>>>>

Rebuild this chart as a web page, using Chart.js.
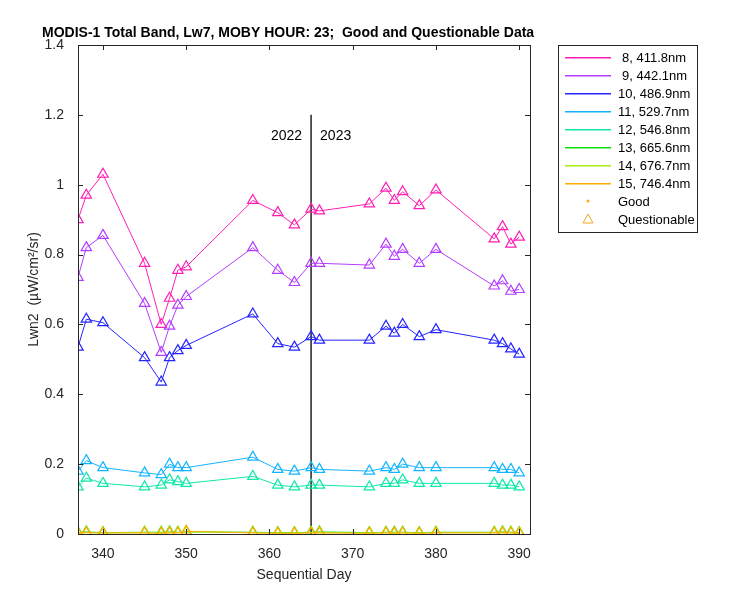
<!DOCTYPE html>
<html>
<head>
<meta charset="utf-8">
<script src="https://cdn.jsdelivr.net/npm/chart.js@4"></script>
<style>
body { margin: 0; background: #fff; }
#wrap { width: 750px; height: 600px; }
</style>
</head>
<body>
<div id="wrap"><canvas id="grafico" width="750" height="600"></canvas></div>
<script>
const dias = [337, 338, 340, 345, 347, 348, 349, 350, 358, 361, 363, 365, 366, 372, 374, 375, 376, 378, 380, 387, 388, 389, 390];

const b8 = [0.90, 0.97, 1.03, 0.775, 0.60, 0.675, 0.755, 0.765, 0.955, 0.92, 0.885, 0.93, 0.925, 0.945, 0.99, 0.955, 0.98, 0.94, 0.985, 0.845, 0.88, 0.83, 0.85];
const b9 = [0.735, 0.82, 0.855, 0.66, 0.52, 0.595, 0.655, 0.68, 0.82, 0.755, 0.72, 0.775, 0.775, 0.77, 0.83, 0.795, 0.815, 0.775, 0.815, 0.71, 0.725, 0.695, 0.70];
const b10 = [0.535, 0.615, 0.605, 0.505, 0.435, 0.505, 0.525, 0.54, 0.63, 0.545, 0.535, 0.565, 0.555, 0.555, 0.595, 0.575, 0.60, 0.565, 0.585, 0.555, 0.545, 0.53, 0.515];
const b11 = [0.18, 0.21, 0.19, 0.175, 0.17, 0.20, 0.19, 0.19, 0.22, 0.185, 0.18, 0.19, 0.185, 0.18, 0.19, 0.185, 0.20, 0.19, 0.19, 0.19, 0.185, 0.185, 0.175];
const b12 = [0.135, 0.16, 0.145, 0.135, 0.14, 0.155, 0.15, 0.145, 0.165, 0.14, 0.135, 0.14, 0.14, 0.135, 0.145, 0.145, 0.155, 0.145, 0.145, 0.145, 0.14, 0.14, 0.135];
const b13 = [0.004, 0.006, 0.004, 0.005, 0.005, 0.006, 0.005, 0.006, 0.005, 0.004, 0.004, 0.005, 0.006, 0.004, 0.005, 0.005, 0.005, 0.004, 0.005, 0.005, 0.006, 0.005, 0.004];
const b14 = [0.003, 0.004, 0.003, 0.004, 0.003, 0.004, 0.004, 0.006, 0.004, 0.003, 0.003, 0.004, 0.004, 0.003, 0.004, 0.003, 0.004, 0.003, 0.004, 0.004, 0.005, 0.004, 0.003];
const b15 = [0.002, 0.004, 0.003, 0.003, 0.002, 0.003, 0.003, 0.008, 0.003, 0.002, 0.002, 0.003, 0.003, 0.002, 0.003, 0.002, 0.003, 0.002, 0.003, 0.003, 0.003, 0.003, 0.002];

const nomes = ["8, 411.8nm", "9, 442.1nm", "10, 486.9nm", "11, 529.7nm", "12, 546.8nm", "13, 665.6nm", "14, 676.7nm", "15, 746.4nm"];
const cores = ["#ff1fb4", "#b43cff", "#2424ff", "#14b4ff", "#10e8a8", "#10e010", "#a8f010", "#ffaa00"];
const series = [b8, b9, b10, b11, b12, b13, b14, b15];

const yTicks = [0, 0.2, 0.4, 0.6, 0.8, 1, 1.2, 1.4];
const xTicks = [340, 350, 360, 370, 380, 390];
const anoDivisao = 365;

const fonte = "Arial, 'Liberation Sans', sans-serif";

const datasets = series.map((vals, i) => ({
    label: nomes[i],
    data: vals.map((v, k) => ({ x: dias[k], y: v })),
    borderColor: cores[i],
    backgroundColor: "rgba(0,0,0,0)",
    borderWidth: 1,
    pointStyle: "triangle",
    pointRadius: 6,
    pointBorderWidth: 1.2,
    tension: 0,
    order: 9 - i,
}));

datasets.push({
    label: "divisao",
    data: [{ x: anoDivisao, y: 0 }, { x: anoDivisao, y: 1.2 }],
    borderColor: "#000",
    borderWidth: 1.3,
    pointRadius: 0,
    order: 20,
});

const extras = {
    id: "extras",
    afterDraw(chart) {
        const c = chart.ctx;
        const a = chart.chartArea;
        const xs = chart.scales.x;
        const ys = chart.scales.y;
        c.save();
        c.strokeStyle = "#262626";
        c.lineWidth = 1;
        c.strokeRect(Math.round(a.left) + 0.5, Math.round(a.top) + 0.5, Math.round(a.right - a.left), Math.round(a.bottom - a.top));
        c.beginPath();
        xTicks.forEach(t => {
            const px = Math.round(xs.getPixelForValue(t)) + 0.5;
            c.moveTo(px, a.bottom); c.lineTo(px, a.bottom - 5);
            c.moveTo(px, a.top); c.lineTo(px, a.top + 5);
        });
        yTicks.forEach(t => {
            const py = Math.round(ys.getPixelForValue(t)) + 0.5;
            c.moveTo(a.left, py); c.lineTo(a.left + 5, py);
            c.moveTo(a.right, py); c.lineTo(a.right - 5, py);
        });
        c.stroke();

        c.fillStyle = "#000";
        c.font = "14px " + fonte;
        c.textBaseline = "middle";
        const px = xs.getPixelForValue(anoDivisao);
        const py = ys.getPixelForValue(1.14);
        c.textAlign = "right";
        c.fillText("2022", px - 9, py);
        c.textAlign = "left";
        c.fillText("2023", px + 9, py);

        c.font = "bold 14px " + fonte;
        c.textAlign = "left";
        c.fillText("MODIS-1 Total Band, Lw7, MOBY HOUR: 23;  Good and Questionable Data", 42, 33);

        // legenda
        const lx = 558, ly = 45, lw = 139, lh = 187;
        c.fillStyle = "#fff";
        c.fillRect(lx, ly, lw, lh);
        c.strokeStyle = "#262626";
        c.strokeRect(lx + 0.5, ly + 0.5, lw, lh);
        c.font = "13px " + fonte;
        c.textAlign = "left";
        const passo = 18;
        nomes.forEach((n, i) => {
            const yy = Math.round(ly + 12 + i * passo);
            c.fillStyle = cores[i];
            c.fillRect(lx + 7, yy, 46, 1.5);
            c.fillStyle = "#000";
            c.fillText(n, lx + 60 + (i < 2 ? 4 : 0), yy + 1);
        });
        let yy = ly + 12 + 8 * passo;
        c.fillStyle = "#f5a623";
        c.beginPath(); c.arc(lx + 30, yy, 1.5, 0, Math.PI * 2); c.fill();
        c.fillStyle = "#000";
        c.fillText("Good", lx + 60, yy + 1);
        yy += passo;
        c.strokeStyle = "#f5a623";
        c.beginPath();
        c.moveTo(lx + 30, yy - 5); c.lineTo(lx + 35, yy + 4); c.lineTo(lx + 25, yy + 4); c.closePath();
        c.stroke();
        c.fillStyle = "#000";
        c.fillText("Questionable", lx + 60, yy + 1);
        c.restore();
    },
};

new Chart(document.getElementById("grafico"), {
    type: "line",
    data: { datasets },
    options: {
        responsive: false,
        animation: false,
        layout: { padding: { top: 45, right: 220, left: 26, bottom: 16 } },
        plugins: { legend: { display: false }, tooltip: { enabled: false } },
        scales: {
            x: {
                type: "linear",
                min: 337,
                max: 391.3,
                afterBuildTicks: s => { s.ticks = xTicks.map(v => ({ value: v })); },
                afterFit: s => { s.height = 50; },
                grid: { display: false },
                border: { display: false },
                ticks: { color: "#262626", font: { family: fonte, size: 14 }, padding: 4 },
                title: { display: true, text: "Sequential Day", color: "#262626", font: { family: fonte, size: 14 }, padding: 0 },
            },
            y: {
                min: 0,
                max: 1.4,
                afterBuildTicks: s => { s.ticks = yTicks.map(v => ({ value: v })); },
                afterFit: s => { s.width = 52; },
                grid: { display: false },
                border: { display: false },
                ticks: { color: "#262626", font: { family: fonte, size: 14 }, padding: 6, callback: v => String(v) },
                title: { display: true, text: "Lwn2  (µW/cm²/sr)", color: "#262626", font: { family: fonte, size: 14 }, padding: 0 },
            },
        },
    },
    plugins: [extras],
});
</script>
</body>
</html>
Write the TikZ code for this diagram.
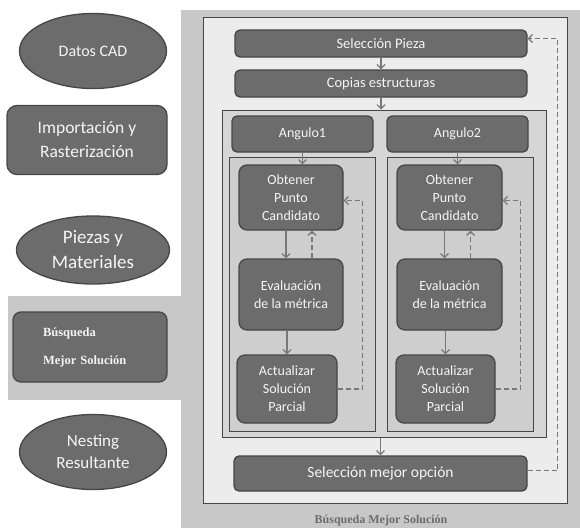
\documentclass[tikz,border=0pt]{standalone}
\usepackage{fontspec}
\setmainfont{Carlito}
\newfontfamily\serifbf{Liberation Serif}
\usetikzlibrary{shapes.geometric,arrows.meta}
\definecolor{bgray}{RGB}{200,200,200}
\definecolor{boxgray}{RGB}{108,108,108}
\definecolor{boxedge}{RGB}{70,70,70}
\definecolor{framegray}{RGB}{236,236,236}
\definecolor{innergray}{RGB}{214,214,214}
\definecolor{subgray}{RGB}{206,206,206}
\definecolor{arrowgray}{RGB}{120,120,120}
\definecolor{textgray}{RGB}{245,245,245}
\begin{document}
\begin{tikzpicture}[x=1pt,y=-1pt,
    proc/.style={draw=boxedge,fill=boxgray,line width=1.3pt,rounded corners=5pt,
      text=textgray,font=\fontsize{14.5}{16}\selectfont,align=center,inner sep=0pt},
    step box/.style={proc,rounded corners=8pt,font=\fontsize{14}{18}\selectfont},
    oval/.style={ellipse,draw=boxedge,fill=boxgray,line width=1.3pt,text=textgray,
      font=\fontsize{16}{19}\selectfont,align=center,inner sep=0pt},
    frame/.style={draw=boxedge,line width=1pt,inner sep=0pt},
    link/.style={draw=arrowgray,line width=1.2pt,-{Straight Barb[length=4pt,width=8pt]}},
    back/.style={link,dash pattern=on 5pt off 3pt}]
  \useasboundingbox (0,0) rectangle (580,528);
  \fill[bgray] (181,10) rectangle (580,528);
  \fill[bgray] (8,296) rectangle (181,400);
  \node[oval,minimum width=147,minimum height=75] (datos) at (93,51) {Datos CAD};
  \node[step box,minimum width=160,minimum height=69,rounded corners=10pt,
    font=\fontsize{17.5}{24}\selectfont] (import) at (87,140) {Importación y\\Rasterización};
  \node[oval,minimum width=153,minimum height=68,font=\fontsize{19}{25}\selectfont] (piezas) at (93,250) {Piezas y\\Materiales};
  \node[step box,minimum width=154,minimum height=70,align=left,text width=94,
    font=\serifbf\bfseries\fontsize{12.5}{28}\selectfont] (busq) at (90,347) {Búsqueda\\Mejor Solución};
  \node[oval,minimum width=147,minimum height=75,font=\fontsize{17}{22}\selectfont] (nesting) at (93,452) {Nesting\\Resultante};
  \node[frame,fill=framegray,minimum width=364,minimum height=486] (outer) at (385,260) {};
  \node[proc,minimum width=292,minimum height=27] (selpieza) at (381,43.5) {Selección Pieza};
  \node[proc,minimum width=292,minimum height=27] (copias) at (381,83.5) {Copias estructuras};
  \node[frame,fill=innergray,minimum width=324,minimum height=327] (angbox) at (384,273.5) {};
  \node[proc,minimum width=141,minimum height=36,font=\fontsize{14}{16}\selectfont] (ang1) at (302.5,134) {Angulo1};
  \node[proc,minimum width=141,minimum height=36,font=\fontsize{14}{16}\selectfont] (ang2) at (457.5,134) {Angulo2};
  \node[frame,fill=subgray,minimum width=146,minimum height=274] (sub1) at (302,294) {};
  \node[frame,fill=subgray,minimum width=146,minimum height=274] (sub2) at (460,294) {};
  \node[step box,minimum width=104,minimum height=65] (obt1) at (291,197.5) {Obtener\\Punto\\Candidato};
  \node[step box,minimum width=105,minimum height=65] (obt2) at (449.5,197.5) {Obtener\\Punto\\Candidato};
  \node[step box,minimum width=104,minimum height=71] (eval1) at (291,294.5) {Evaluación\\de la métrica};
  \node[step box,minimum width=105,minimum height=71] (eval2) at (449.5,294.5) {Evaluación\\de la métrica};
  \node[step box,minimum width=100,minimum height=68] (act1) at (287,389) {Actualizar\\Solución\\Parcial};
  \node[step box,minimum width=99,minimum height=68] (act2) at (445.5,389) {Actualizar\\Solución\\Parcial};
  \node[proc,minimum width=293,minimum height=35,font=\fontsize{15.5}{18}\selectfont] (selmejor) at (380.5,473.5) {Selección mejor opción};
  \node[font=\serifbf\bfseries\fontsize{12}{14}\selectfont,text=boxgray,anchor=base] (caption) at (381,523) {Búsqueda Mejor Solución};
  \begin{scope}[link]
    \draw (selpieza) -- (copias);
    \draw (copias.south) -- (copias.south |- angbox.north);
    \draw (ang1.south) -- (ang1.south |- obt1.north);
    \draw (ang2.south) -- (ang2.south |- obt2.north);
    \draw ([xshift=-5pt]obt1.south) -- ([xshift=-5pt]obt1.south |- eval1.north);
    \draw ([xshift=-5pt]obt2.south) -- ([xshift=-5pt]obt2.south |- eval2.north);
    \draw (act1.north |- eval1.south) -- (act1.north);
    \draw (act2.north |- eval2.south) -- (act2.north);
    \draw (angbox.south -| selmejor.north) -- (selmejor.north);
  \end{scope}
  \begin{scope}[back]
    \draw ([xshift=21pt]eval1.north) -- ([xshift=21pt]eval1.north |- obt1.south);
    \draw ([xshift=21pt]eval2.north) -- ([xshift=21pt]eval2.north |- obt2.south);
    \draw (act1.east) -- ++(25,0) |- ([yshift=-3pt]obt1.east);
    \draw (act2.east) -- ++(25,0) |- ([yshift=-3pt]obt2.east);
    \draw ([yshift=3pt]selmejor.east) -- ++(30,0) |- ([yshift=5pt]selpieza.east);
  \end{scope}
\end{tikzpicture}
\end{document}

<<<<

Pictures stay out. Print the data exactly, from its first line through the line containing "388, 389, 390];".

FINISHED TASK:
Rebuild this chart as a web page, using Chart.js.
<!DOCTYPE html>
<html>
<head>
<meta charset="utf-8">
<script src="https://cdn.jsdelivr.net/npm/chart.js@4"></script>
<style>
body { margin: 0; background: #fff; }
#wrap { width: 750px; height: 600px; }
</style>
</head>
<body>
<div id="wrap"><canvas id="grafico" width="750" height="600"></canvas></div>
<script>
const dias = [337, 338, 340, 345, 347, 348, 349, 350, 358, 361, 363, 365, 366, 372, 374, 375, 376, 378, 380, 387, 388, 389, 390];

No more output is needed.